То, что насилие часто ассоциируется с опытом экстаза, можно видеть из употребления одних и тех же выражений для них обоих. Мы говорим, что человек "вне себя" от ярости, он "одержим" властью. Часто имеет место самотрансценденция в насилии, которая подобна самотрансценденции в экстатических опытах. Более того, тотальное поглощение, которое присутствует в насилии, также присутствует и в экстазе. В наше время антиинтеллектуализма, когда тошноту у многих вызывает все несущее хоть бледный оттенок мысли, растворение личности в насилии особенно притягательно.
Каким образом насилие приносит нам этот опыт экстаза, это чувство значимости? Джерри Рубин дает нам первый пример. В своем типичном пламенном стиле он рассказывает об остановке военного поезда в Окленде:
Копы пытались арестовать тех, кто запрыгнул [на поезд]. Когда они собрались схватить людей, мы бросились, в разные стороны — только трое или четверо были пойманы.
Мы бежали, свистя и крича, от путей и по улицам, как куча безумных ублюдков.
Мы были воины-победители.
Мы были в экстазе.
Мы остановили военный поезд.
МЫ НАМЕРТВО ОСТАНОВИЛИ МАШИНУ ВОЙНЫ НА ЕЕ ПУТЯХ[76].
Каким бы ни было чье-то впечатление от Джерри Рубина, это несомненно опыт экстаза насилия.
Менее драматичный пример, но содержащий некоторые составляющие экстаза в зачаточной форме, взят из моего собственного опыта в аспирантуре. Несколько молодых негров в Калифорнии были обвинены в изнасиловании и подвергнуты толпой линчеванию безо всякого подобия суда. Священник в Нью-Йорке, в проповеди, похвалил линчевание. В результате часть из нас решила пикетировать церковь утром следующего воскресенья. Инцидент не был бы значим для нашей темы, если бы не факт восторга, и даже радости, от того, что мы шли плечом к плечу с нашим беспокойством по поводу случившегося. Рисование плакатов предыдущей ночью, организация марша, чувство солидарности с другими — товарищами, которые пойдут рядом со мной в этом шествии, в правоте которого мы не сомневались, — все действия несли элемент экстаза.

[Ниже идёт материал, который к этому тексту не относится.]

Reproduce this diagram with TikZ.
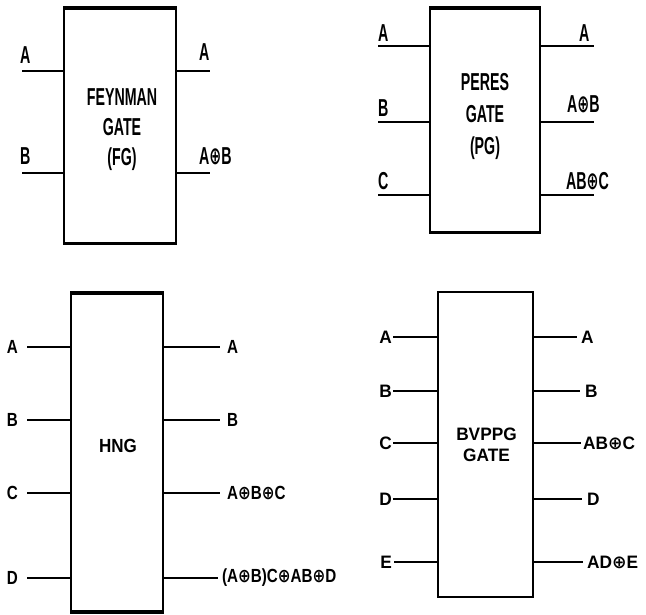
\documentclass[tikz,border=0pt]{standalone}
\usepackage{fontspec}
\setmainfont{Liberation Sans}
\newfontfamily\xorfont{DejaVu Sans}
\newcommand{\xr}{{\xorfont\bfseries ⊕}}
\usepackage{tikz}
\tikzset{lbl/.style={draw=none, fill=none, inner sep=0pt, text=black}}

\begin{document}
\begin{tikzpicture}[x=1pt, y=-1pt,
  gate/.style={draw, line width=2pt, fill=white, inner sep=0pt},
  wire/.style={line width=2pt},
  edge/.style={line width=3pt},
  toplbl/.style={lbl, font=\fontsize{24.5}{30}\selectfont\bfseries, xscale=0.58},
  hnglbl/.style={lbl, font=\fontsize{19}{22}\selectfont\bfseries, xscale=0.8},
  bvlbl/.style={lbl, font=\fontsize{18}{21}\selectfont\bfseries, xscale=0.96}]
  \useasboundingbox (0,0) rectangle (646,615);
  % Feynman gate
  \node[gate, minimum width=112pt, minimum height=234pt] (fg) at (120,126) {};
  \draw[edge] (fg.north west) -- (fg.north east);
  \draw[edge] (fg.south west) -- (fg.south east);
  \node[toplbl, align=center] (fgname) at (122,130) {FEYNMAN\\GATE\\(FG)};
  \coordinate (fgA) at (22,71);
  \coordinate (fgB) at (22,173);
  \coordinate (fgP) at (210,71);
  \coordinate (fgQ) at (210,173);
  \draw[wire] (fgA) -- (fgA -| fg.west);
  \draw[wire] (fgB) -- (fgB -| fg.west);
  \draw[wire] (fg.east |- fgP) -- (fgP);
  \draw[wire] (fg.east |- fgQ) -- (fgQ);
  \node[toplbl, anchor=base west] (fgAin) at (20,64) {A};
  \node[toplbl, anchor=base west] (fgBin) at (20,165) {B};
  \node[toplbl, anchor=base west] (fgPout) at (199,61) {A};
  \node[toplbl, anchor=base west] (fgQout) at (199,165) {A\xr B};
  % Peres gate
  \node[gate, minimum width=110pt, minimum height=223pt] (pg) at (485,120.5) {};
  \draw[edge] (pg.north west) -- (pg.north east);
  \draw[edge] (pg.south west) -- (pg.south east);
  \node[toplbl, align=center, font=\fontsize{24.5}{32}\selectfont\bfseries]
    (pgname) at (485,116) {PERES\\GATE\\(PG)};
  \coordinate (pgA) at (378,46);
  \coordinate (pgB) at (378,122);
  \coordinate (pgC) at (378,195);
  \coordinate (pgP) at (594,46);
  \coordinate (pgQ) at (594,122);
  \coordinate (pgR) at (594,195);
  \draw[wire] (pgA) -- (pgA -| pg.west);
  \draw[wire] (pgB) -- (pgB -| pg.west);
  \draw[wire] (pgC) -- (pgC -| pg.west);
  \draw[wire] (pg.east |- pgP) -- (pgP);
  \draw[wire] (pg.east |- pgQ) -- (pgQ);
  \draw[wire] (pg.east |- pgR) -- (pgR);
  \node[toplbl, anchor=base west] (pgAin) at (378,42) {A};
  \node[toplbl, anchor=base west] (pgBin) at (378,117) {B};
  \node[toplbl, anchor=base west] (pgCin) at (378,190) {C};
  \node[toplbl, anchor=base west] (pgPout) at (579,42) {A};
  \node[toplbl, anchor=base west] (pgQout) at (567,113) {A\xr B};
  \node[toplbl, anchor=base west] (pgRout) at (566,190) {AB\xr C};
  % HNG
  \node[gate, minimum width=92pt, minimum height=317pt] (hng) at (117,452.5) {};
  \draw[line width=4pt] (hng.north west) -- (hng.north east);
  \draw[edge] (hng.south west) -- (hng.south east);
  \node[hnglbl, xscale=1.12] (hngname) at (118,446) {HNG};
  \coordinate (hngA) at (27,347);
  \coordinate (hngB) at (27,420);
  \coordinate (hngC) at (27,493);
  \coordinate (hngD) at (27,578);
  \coordinate (hngP) at (220,347);
  \coordinate (hngQ) at (220,420);
  \coordinate (hngR) at (220,493);
  \coordinate (hngS) at (218,578);
  \draw[wire] (hngA) -- (hngA -| hng.west);
  \draw[wire] (hngB) -- (hngB -| hng.west);
  \draw[wire] (hngC) -- (hngC -| hng.west);
  \draw[wire] (hngD) -- (hngD -| hng.west);
  \draw[wire] (hng.east |- hngP) -- (hngP);
  \draw[wire] (hng.east |- hngQ) -- (hngQ);
  \draw[wire] (hng.east |- hngR) -- (hngR);
  \draw[wire] (hng.east |- hngS) -- (hngS);
  \node[hnglbl, anchor=east] (hngAin) at (18,347) {A};
  \node[hnglbl, anchor=east] (hngBin) at (18,420) {B};
  \node[hnglbl, anchor=east] (hngCin) at (18,493) {C};
  \node[hnglbl, anchor=east] (hngDin) at (18,578) {D};
  \node[hnglbl, anchor=west] (hngPout) at (227,347) {A};
  \node[hnglbl, anchor=west] (hngQout) at (227,420) {B};
  \node[hnglbl, anchor=west] (hngRout) at (227,493) {A\xr B\xr C};
  \node[hnglbl, anchor=west] (hngSout) at (222,578) {(A\xr B)C\xr AB\xr D};
  % BVPPG gate
  \node[gate, minimum width=95pt, minimum height=305pt] (bv) at (485.5,444.5) {};
  \node[bvlbl, align=center] (bvname) at (486.5,444.5) {BVPPG\\GATE};
  \coordinate (bvA) at (393,337);
  \coordinate (bvB) at (393,391);
  \coordinate (bvC) at (393,443);
  \coordinate (bvD) at (393,499);
  \coordinate (bvE) at (394,562);
  \coordinate (bvP) at (577,337);
  \coordinate (bvQ) at (580,391);
  \coordinate (bvR) at (581,443);
  \coordinate (bvS) at (582,499);
  \coordinate (bvT) at (583,562);
  \draw[wire] (bvA) -- (bvA -| bv.west);
  \draw[wire] (bvB) -- (bvB -| bv.west);
  \draw[wire] (bvC) -- (bvC -| bv.west);
  \draw[wire] (bvD) -- (bvD -| bv.west);
  \draw[wire] (bvE) -- (bvE -| bv.west);
  \draw[wire] (bv.east |- bvP) -- (bvP);
  \draw[wire] (bv.east |- bvQ) -- (bvQ);
  \draw[wire] (bv.east |- bvR) -- (bvR);
  \draw[wire] (bv.east |- bvS) -- (bvS);
  \draw[wire] (bv.east |- bvT) -- (bvT);
  \node[bvlbl, anchor=east] (bvAin) at (392,337) {A};
  \node[bvlbl, anchor=east] (bvBin) at (392,391) {B};
  \node[bvlbl, anchor=east] (bvCin) at (392,443) {C};
  \node[bvlbl, anchor=east] (bvDin) at (392,499) {D};
  \node[bvlbl, anchor=east] (bvEin) at (392,562) {E};
  \node[bvlbl, anchor=west] (bvPout) at (581,337) {A};
  \node[bvlbl, anchor=west] (bvQout) at (585,391) {B};
  \node[bvlbl, anchor=west] (bvRout) at (583,443) {AB\xr C};
  \node[bvlbl, anchor=west] (bvSout) at (587,499) {D};
  \node[bvlbl, anchor=west] (bvTout) at (587,562) {AD\xr E};
\end{tikzpicture}
\end{document}
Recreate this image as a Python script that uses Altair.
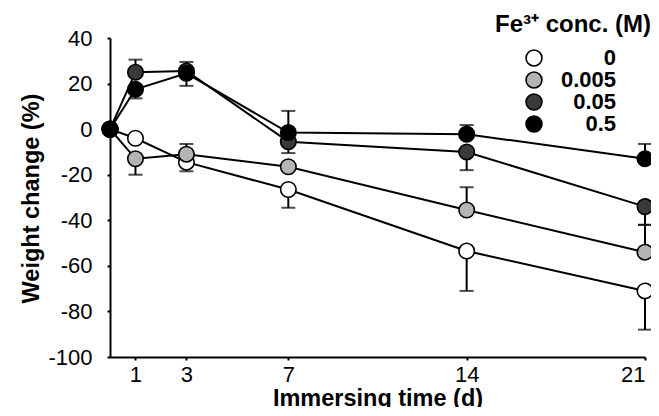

Я вспоминаю, как шел домой поздно ночью после всех приготовлений, и наблюдал, как вопросы и сомнения по поводу эффективности намеченного пути возникали в моем сознании, когда я остался один. Но нет! Мои товарищи и я решили, и я не должен оставлять их. Мы ожидали некоторое противодействие в виде конной полиции (которая действительно была); мы надеялись, что это будет насилием не большим, но вполне достаточным для того, чтобы произвести впечатление на корреспондентов новостей. Мы также втайне надеялись на оппозицию, потому что это дало бы большую сплоченность нашей группе и даже добавило бы нам экстаза.